The Indiana Court of Appeals in granting a petition for rehearing upheld its former decision for a family-owned trash company seeking to build a solid waste transfer station in Owen County.
In a July 2020 opinion, the Indiana Court of Appeals reversed a judgment in favor of Owen County Council, Owen County Commissioners, and Owen County Board of Zoning Appeals against Monster Trash, Inc.
Monster Trash, a family-owned trash collection business hoping to set up a new transfer station in Owen County, had applied in 2018 to the Indiana Department of Environmental Management for a license to operate a solid waste transfer station on State Road 43.
The trash company was refused by the BZA and commissioners a document required by IDEM indicating that no rezoning or variance would be necessary for Monster Trash’s operation of a waste transfer station on the property. When the Morgan Circuit Court entered declaratory judgment in favor of the county, the COA disagreed and reversed.
“The County now seeks rehearing, arguing that Monster Trash’s proposed operation of a solid waste transfer station is not a permitted activity in a heavy industrial zone, and we grant rehearing for the purpose of clarifying our conclusion that it is. Although we concluded in our original opinion that waste transfer stations are not absolutely prohibited by the Ordinance if they are unlicensed, there is also the question of whether they are permitted in a heavy industrial zone, which is where Monster Trash seeks to operate such a facility,” Chief Judge Cale Bradford wrote for the appellate court.
“The County essentially argues that because ‘operating a waste transfer station’ is not listed in Section 3.3, it is not a permitted use. For its part, Monster Trash argues that the activities of a waste transfer station are, in fact permitted by Section 3.3(i), which lists ‘reduction […] of trash [or] garbage’ as a permitted use. We agree with Monster Trash,” Bradford wrote in the opinion on rehearing.
“A reasonable and fair description of a waste transfer station, then, is that it is a facility in which waste is drawn together (from collection vehicles to transport vehicles), caused to converge (again, from collection vehicles to transport vehicles), or diminished in extent (collecting waste from homes and businesses and concentrating it at the facility), activities that all fit squarely within the Webster’s definition of ‘reduce,’ one of the uses listed in Section 3.3(i) of the Ordinance,” the appellate court wrote.
“So, while a solid waste transfer station may not be in the business of reducing waste by compaction or incineration, we conclude that its activities nonetheless qualify as permitted uses in a heavy industrial zone pursuant to the plain language of the Ordinance.”

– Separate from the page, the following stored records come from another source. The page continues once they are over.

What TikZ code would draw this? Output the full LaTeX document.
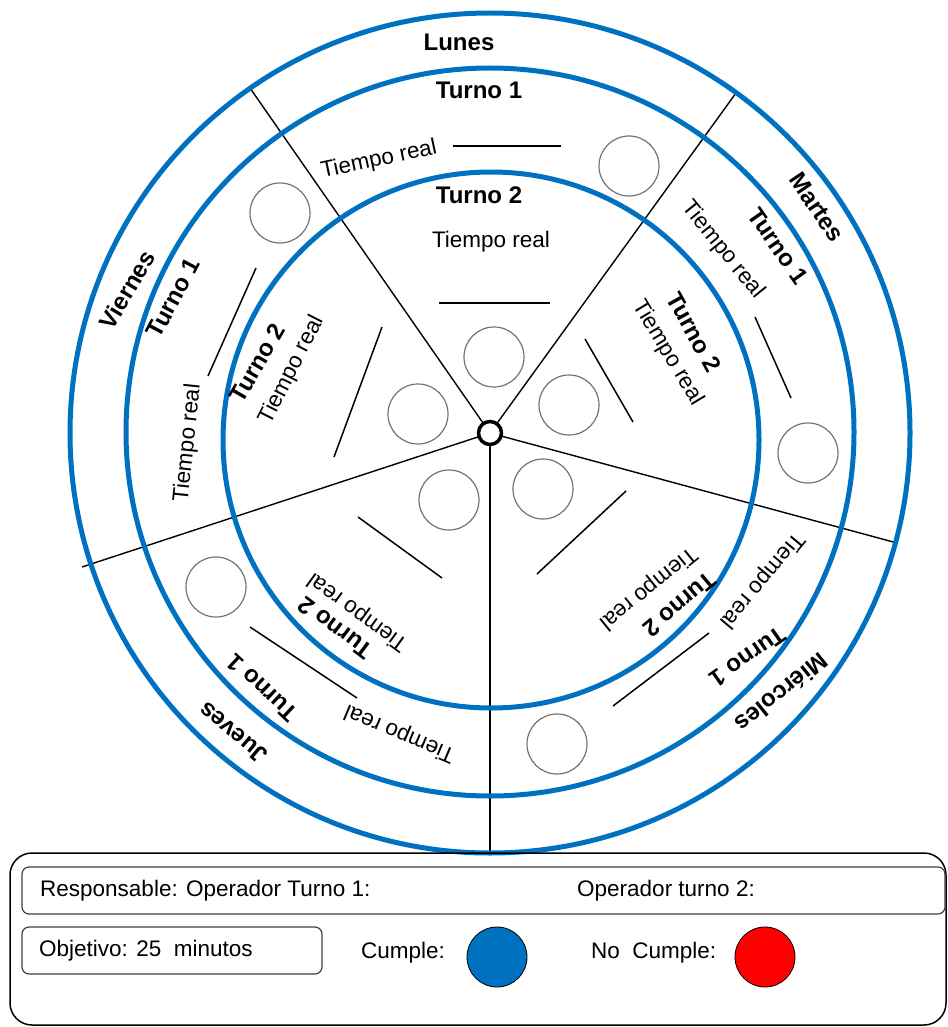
\documentclass[tikz,border=0pt]{standalone}
\usepackage{fontspec}
\setmainfont{Liberation Sans}
\definecolor{ringblue}{RGB}{0,112,192}
\definecolor{nored}{RGB}{255,0,0}
\begin{document}
\begin{tikzpicture}[x=1pt,y=-1pt,
  ring/.style={draw=ringblue,line width=5pt},
  spoke/.style={draw=black,line width=1.4pt},
  blank/.style={draw=black,line width=1.5pt},
  slotc/.style={circle,draw=black!55,line width=1.2pt,minimum size=60pt,inner sep=0pt},
  boldlbl/.style={font=\fontsize{24}{28}\selectfont\bfseries,inner sep=0pt},
  reallbl/.style={font=\fontsize{22.5}{26}\selectfont,inner sep=0pt},
  txt/.style={font=\fontsize{22.5}{26}\selectfont,inner sep=0pt,anchor=west},
  panelbox/.style={draw=black!75,line width=1.2pt,rounded corners=7pt},
  dot/.style={circle,draw=black,line width=0.8pt,minimum size=60pt,inner sep=0pt}
]
\useasboundingbox (0,0) rectangle (947,1027);

% hub and spoke end points
\coordinate (c) at (490,433);
\coordinate (e1) at (736,93);
\coordinate (e2) at (250,88);
\coordinate (e3) at (82,567);
\coordinate (e4) at (490,853);
\coordinate (e5) at (897,543);

% spokes separating the five days
\foreach \e in {e1,e2,e3,e4,e5} \draw[spoke] (c) -- (\e);

% rings: day / shift 1 / shift 2
\draw[ring] (490,433) circle[radius=420];
\draw[ring] (490,432) circle[radius=364];
\draw[ring] (491,440) circle[radius=268];

\node[circle,draw=black,line width=3.5pt,fill=white,minimum size=23pt,inner sep=0pt] (hub) at (c) {};

% ---- Lunes
\node[boldlbl] (lun) at (459,42) {Lunes};
\node[boldlbl] (lunT1) at (479,90) {Turno 1};
\node[reallbl,rotate=12] (lunR1) at (379,160) {Tiempo real};
\draw[blank] (453,146) -- (561,146);
\node[slotc] (lunC1) at (629,166) {};
\node[boldlbl] (lunT2) at (479,195) {Turno 2};
\node[reallbl] (lunR2) at (491,242) {Tiempo real};
\draw[blank] (439,303) -- (550,303);
\node[slotc] (lunC2) at (494,357) {};

% ---- Martes
\node[boldlbl,rotate=-56] (mar) at (817,207) {Martes};
\node[boldlbl,rotate=-55] (marT1) at (778,246) {Turno 1};
\node[reallbl,rotate=-51] (marR1) at (723,250) {Tiempo real};
\draw[blank] (755,317) -- (791,398);
\node[slotc] (marC1) at (808,453) {};
\node[boldlbl,rotate=-61] (marT2) at (694,332) {Turno 2};
\node[reallbl,rotate=-59] (marR2) at (668,353) {Tiempo real};
\draw[blank] (585,339) -- (633,422);
\node[slotc] (marC2) at (569,405) {};

% ---- Miércoles
\node[boldlbl,rotate=-141] (mie) at (782,693) {Miércoles};
\node[boldlbl,rotate=-145] (mieT1) at (748,657) {Turno 1};
\node[reallbl,rotate=-130] (mieR1) at (762,580) {Tiempo real};
\draw[blank] (613,706) -- (709,633);
\node[slotc] (mieC1) at (557,744) {};
\node[boldlbl,rotate=-140] (mieT2) at (680,605) {Turno 2};
\node[reallbl,rotate=-141] (mieR2) at (648,588) {Tiempo real};
\draw[blank] (537,574) -- (626,491);
\node[slotc] (mieC2) at (543,489) {};

% ---- Jueves
\node[boldlbl,rotate=140] (jue) at (233,733) {Jueves};
\node[boldlbl,rotate=137] (jueT1) at (262,688) {Turno 1};
\node[reallbl,rotate=157] (jueR1) at (400,733) {Tiempo real};
\draw[blank] (250,627) -- (357,698);
\node[slotc] (jueC1) at (216,587) {};
\node[boldlbl,rotate=143] (jueT2) at (335,628) {Turno 2};
\node[reallbl,rotate=144] (jueR2) at (358,612) {Tiempo real};
\draw[blank] (358,517) -- (442,578);
\node[slotc] (jueC2) at (449,500) {};

% ---- Viernes
\node[boldlbl,rotate=59] (vie) at (127,290) {Viernes};
\node[boldlbl,rotate=62] (vieT1) at (173,298) {Turno 1};
\node[reallbl,rotate=84] (vieR1) at (188,443) {Tiempo real};
\draw[blank] (208,376) -- (256,268);
\node[slotc] (vieC1) at (280,213) {};
\node[boldlbl,rotate=60] (vieT2) at (257,363) {Turno 2};
\node[reallbl,rotate=63] (vieR2) at (292,370) {Tiempo real};
\draw[blank] (334,457) -- (382,327);
\node[slotc] (vieC2) at (418,414) {};

% ---- legend panel
\draw[black,line width=1.5pt,rounded corners=22pt] (10,853) rectangle (946,1025);
\draw[panelbox] (22,867) rectangle (945,914);
\node[txt] (resp) at (40,891) {Responsable: Operador Turno 1:};
\node[txt] (op2) at (577,891) {Operador turno 2:};
\draw[panelbox] (22,927) rectangle (322,974);
\node[txt] (obj) at (39,951) {Objetivo: 25\ \ minutos};
\node[txt] (ok) at (361,953) {Cumple:};
\node[dot,fill=ringblue] (okdot) at (497,957) {};
\node[txt] (nok) at (591,953) {No\ \ Cumple:};
\node[dot,fill=nored] (nokdot) at (765,957) {};
\end{tikzpicture}
\end{document}
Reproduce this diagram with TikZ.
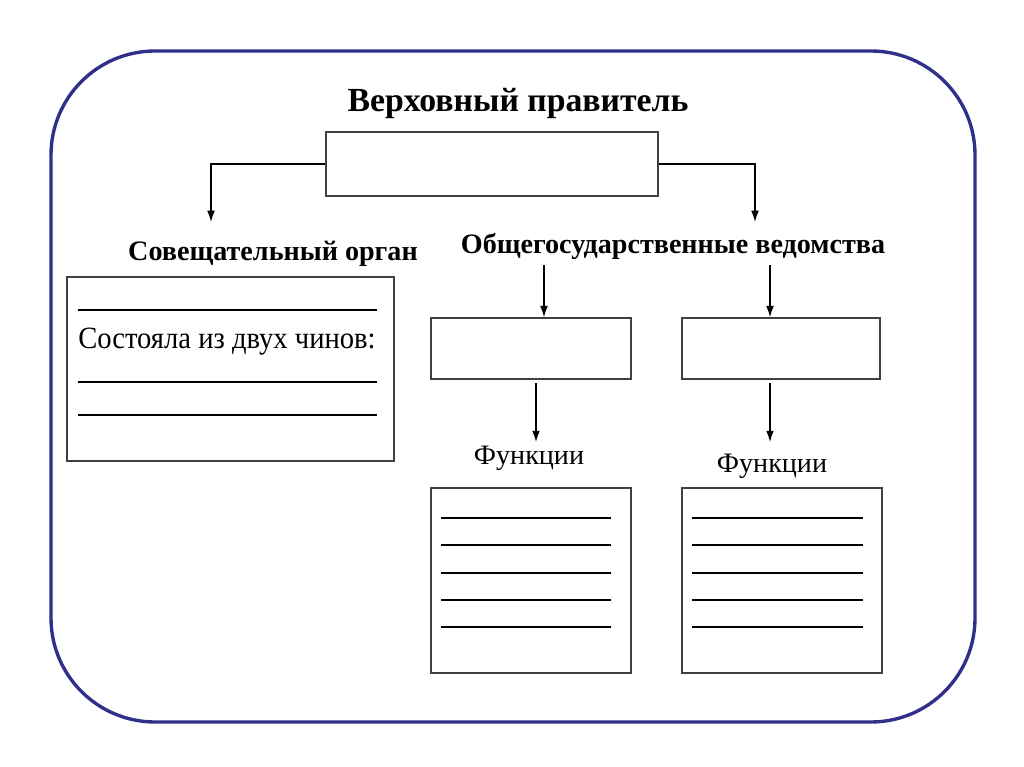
\documentclass[tikz,border=0pt]{standalone}
\usepackage{fontspec}
\setmainfont{Liberation Serif}
\usetikzlibrary{positioning,arrows.meta}
\definecolor{frameblue}{RGB}{48,48,138}
\tikzset{
  box/.style={draw=black!75, line width=1.1pt, inner sep=0pt},
  head/.style={anchor=base, inner sep=0pt, font=\bfseries\fontsize{20}{24}\selectfont},
  label/.style={anchor=base, inner sep=0pt, font=\fontsize{20}{24}\selectfont},
  arr/.style={-{Latex[length=8pt,width=5.5pt]}, line width=0.9pt},
  blank/.style={line width=1.3pt},
}

\begin{document}
\begin{tikzpicture}[x=0.025cm,y=-0.025cm]
  \useasboundingbox (0,0) rectangle (1024,767);
  % Frame
  \draw[frameblue, line width=2.4pt, rounded corners=2.6cm] (51,51) rectangle (975,722);
  % Nodes
  \node[box, minimum width=8.3cm, minimum height=1.6cm] (ruler) at (492,164) {}; %
  \node[head, font=\bfseries\fontsize{24}{28}\selectfont] (title) at (518,112) {Верховный правитель}; %
  \node[head] (council) at (273,260) {Совещательный орган}; %
  \node[head] (depts) at (673,254) {Общегосударственные ведомства}; %
  \node[box, minimum width=8.175cm, minimum height=4.6cm] (cbox) at (230.5,369) {}; %
  \node[anchor=base west, inner sep=0pt, font=\fontsize{22}{26}\selectfont] (ranks) at (78,348) {\scalebox{0.925}[1]{Состояла из двух чинов:}}; %
  \node[box, minimum width=5cm, minimum height=1.525cm] (dep1) at (531,348.5) {}; %
  \node[box, minimum width=4.95cm, minimum height=1.525cm] (dep2) at (781,348.5) {}; %
  \node[label] (fun1) at (529,464) {Функции}; %
  \node[label] (fun2) at (772,472) {Функции}; %
  \node[box, minimum width=5cm, minimum height=4.625cm] (fbox1) at (531,580.5) {}; %
  \node[box, minimum width=5cm, minimum height=4.625cm] (fbox2) at (782,580.5) {}; %
  % Arrow ends
  \coordinate (cTip) at (211,222);
  \coordinate (dTip) at (755,222);
  \coordinate (d1s) at (544,265);
  \coordinate (d2s) at (770,265);
  \coordinate (f1s) at (536,383);
  \coordinate (f1e) at (536,442);
  \coordinate (f2s) at (770,383);
  \coordinate (f2e) at (770,442);
  % Edges
  \draw[arr] (ruler.west) -| (cTip); %
  \draw[arr] (ruler.east) -| (dTip); %
  \draw[arr] (d1s) -- (d1s |- dep1.north); %
  \draw[arr] (d2s) -- (d2s |- dep2.north); %
  \draw[arr] (f1s) -- (f1e); %
  \draw[arr] (f2s) -- (f2e); %
  % Blanks
  \foreach \y in {310,382,415}
    \draw[blank] (78,\y) -- (377,\y);
  \foreach \y in {518,545,573,600,627} {
    \draw[blank] (441,\y) -- (611,\y);
    \draw[blank] (692,\y) -- (863,\y);
  }
\end{tikzpicture}
\end{document}
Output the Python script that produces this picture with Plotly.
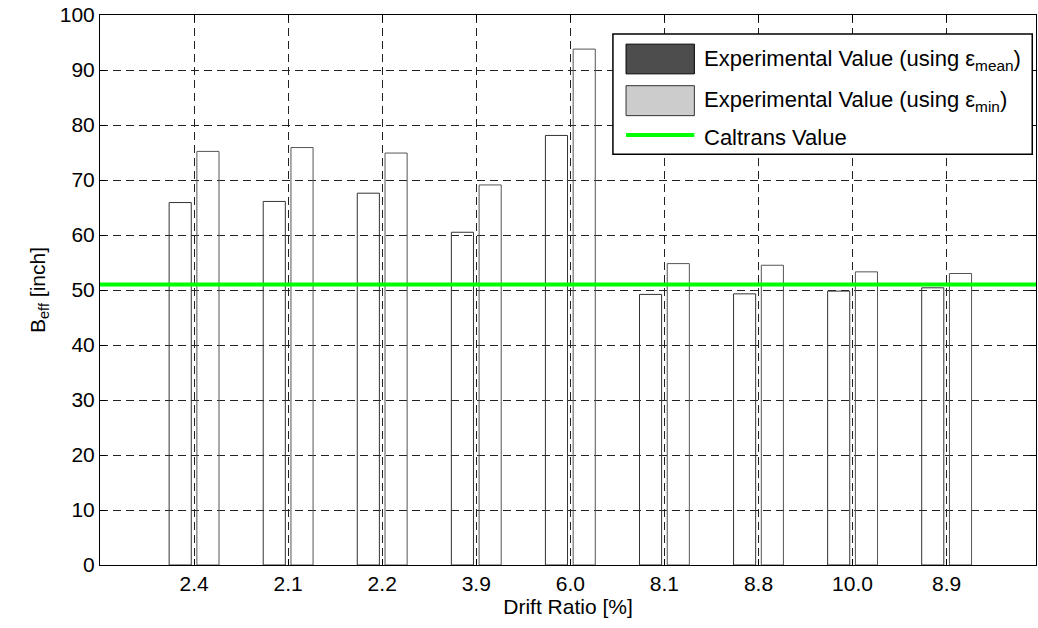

Coming to that conclusion, the appellate court therefore let its original disposition stand in the case of Monster Trash, Inc. v. Owen County Council, Owen County Commissioners, and Owen County Board of Zoning Appeals, 20A-PL-918.
“To repeat that disposition, we reverse the judgment of the trial court and remand with instructions to, within thirty days of the certification of this opinion on rehearing, order the BZA to issue a document to IDEM and/or Monster Trash confirming that zoning requirements are not required for the location of a solid waste transfer station on the Property,” it concluded.